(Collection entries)
######

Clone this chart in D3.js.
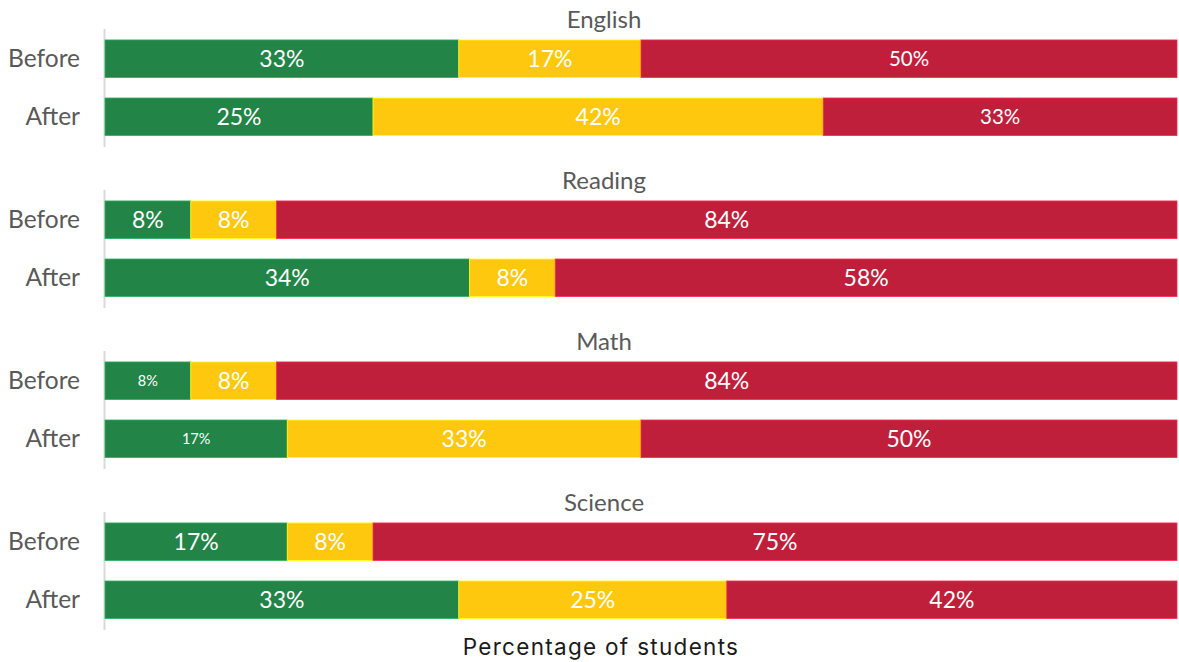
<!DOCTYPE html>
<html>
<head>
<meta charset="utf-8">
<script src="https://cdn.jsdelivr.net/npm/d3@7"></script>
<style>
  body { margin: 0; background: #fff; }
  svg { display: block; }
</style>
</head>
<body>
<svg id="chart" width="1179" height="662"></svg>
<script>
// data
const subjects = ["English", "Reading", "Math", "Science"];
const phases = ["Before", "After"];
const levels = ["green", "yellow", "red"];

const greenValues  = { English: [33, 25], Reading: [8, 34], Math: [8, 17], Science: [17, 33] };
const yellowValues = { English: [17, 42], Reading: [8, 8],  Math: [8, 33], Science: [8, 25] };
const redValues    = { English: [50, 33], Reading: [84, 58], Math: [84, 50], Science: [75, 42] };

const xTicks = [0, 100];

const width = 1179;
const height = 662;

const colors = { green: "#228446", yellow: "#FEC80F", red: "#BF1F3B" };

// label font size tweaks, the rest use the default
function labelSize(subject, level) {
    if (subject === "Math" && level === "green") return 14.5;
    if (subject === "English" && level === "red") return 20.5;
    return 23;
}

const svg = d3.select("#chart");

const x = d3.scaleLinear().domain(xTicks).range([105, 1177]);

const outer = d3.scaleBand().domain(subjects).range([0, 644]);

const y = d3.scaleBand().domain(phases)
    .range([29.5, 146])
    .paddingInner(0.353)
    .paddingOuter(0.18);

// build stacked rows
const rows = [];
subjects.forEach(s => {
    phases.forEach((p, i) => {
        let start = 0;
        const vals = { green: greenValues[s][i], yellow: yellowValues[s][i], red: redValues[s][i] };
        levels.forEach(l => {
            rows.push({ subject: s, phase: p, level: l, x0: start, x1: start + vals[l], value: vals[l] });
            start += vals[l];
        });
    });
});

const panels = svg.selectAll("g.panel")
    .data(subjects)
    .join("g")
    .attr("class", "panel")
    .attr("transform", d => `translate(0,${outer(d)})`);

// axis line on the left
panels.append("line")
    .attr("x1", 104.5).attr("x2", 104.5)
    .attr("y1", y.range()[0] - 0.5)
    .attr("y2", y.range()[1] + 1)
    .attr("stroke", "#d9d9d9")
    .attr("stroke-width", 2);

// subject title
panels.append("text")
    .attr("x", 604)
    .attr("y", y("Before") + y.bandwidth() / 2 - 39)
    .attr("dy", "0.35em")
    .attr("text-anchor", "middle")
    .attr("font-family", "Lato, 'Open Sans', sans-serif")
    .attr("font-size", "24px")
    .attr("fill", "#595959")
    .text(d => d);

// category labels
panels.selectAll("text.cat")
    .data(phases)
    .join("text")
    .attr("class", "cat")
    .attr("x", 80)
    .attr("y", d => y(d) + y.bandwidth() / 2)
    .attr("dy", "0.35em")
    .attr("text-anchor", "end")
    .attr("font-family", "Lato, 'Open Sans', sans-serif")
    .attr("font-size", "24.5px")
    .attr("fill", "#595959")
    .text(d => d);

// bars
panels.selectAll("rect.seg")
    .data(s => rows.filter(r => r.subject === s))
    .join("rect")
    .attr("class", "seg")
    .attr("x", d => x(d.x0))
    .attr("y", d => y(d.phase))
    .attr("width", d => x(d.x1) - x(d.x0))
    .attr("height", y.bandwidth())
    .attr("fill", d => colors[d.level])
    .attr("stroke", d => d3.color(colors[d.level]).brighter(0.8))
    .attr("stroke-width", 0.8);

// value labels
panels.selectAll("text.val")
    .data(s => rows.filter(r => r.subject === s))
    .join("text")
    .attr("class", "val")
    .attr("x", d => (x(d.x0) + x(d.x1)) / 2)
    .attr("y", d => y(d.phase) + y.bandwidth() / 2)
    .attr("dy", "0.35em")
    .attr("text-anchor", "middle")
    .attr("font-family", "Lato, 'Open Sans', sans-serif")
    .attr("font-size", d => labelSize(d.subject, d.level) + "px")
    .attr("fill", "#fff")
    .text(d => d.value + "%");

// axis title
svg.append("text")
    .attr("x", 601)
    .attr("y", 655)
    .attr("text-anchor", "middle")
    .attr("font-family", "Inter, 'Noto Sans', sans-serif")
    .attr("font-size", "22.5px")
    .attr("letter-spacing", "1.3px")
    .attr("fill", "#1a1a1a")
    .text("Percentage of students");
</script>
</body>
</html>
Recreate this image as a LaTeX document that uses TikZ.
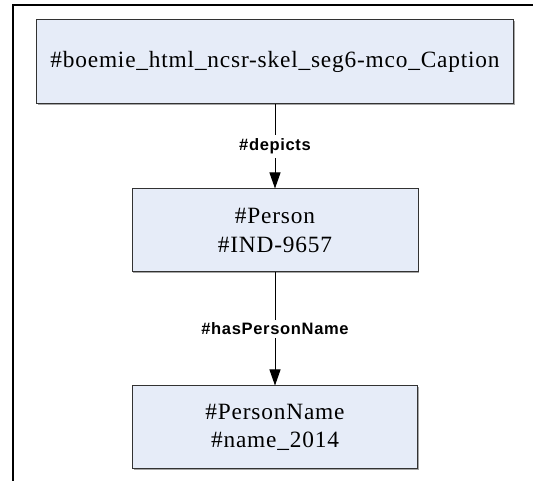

######

→ **PROBLEM TO WORK ON**: Quote the records above in full, dropping each picture.

→ **SOLUTION TO THE PROBLEM**:
Clone this chart in D3.js.
<!DOCTYPE html>
<html>
<head>
<meta charset="utf-8">
<script src="https://cdn.jsdelivr.net/npm/d3@7"></script>
<style>
  body { margin: 0; background: #fff; }
  svg { display: block; }
</style>
</head>
<body>
<svg id="chart" width="1179" height="662"></svg>
<script>
// data
const subjects = ["English", "Reading", "Math", "Science"];
const phases = ["Before", "After"];
const levels = ["green", "yellow", "red"];

const greenValues  = { English: [33, 25], Reading: [8, 34], Math: [8, 17], Science: [17, 33] };
const yellowValues = { English: [17, 42], Reading: [8, 8],  Math: [8, 33], Science: [8, 25] };
const redValues    = { English: [50, 33], Reading: [84, 58], Math: [84, 50], Science: [75, 42] };

const xTicks = [0, 100];

const width = 1179;
const height = 662;

const colors = { green: "#228446", yellow: "#FEC80F", red: "#BF1F3B" };

// label font size tweaks, the rest use the default
function labelSize(subject, level) {
    if (subject === "Math" && level === "green") return 14.5;
    if (subject === "English" && level === "red") return 20.5;
    return 23;
}

const svg = d3.select("#chart");

const x = d3.scaleLinear().domain(xTicks).range([105, 1177]);

const outer = d3.scaleBand().domain(subjects).range([0, 644]);

const y = d3.scaleBand().domain(phases)
    .range([29.5, 146])
    .paddingInner(0.353)
    .paddingOuter(0.18);

// build stacked rows
const rows = [];
subjects.forEach(s => {
    phases.forEach((p, i) => {
        let start = 0;
        const vals = { green: greenValues[s][i], yellow: yellowValues[s][i], red: redValues[s][i] };
        levels.forEach(l => {
            rows.push({ subject: s, phase: p, level: l, x0: start, x1: start + vals[l], value: vals[l] });
            start += vals[l];
        });
    });
});

const panels = svg.selectAll("g.panel")
    .data(subjects)
    .join("g")
    .attr("class", "panel")
    .attr("transform", d => `translate(0,${outer(d)})`);

// axis line on the left
panels.append("line")
    .attr("x1", 104.5).attr("x2", 104.5)
    .attr("y1", y.range()[0] - 0.5)
    .attr("y2", y.range()[1] + 1)
    .attr("stroke", "#d9d9d9")
    .attr("stroke-width", 2);

// subject title
panels.append("text")
    .attr("x", 604)
    .attr("y", y("Before") + y.bandwidth() / 2 - 39)
    .attr("dy", "0.35em")
    .attr("text-anchor", "middle")
    .attr("font-family", "Lato, 'Open Sans', sans-serif")
    .attr("font-size", "24px")
    .attr("fill", "#595959")
    .text(d => d);

// category labels
panels.selectAll("text.cat")
    .data(phases)
    .join("text")
    .attr("class", "cat")
    .attr("x", 80)
    .attr("y", d => y(d) + y.bandwidth() / 2)
    .attr("dy", "0.35em")
    .attr("text-anchor", "end")
    .attr("font-family", "Lato, 'Open Sans', sans-serif")
    .attr("font-size", "24.5px")
    .attr("fill", "#595959")
    .text(d => d);

// bars
panels.selectAll("rect.seg")
    .data(s => rows.filter(r => r.subject === s))
    .join("rect")
    .attr("class", "seg")
    .attr("x", d => x(d.x0))
    .attr("y", d => y(d.phase))
    .attr("width", d => x(d.x1) - x(d.x0))
    .attr("height", y.bandwidth())
    .attr("fill", d => colors[d.level])
    .attr("stroke", d => d3.color(colors[d.level]).brighter(0.8))
    .attr("stroke-width", 0.8);

// value labels
panels.selectAll("text.val")
    .data(s => rows.filter(r => r.subject === s))
    .join("text")
    .attr("class", "val")
    .attr("x", d => (x(d.x0) + x(d.x1)) / 2)
    .attr("y", d => y(d.phase) + y.bandwidth() / 2)
    .attr("dy", "0.35em")
    .attr("text-anchor", "middle")
    .attr("font-family", "Lato, 'Open Sans', sans-serif")
    .attr("font-size", d => labelSize(d.subject, d.level) + "px")
    .attr("fill", "#fff")
    .text(d => d.value + "%");

// axis title
svg.append("text")
    .attr("x", 601)
    .attr("y", 655)
    .attr("text-anchor", "middle")
    .attr("font-family", "Inter, 'Noto Sans', sans-serif")
    .attr("font-size", "22.5px")
    .attr("letter-spacing", "1.3px")
    .attr("fill", "#1a1a1a")
    .text("Percentage of students");
</script>
</body>
</html>
Recreate this image as a LaTeX document that uses TikZ.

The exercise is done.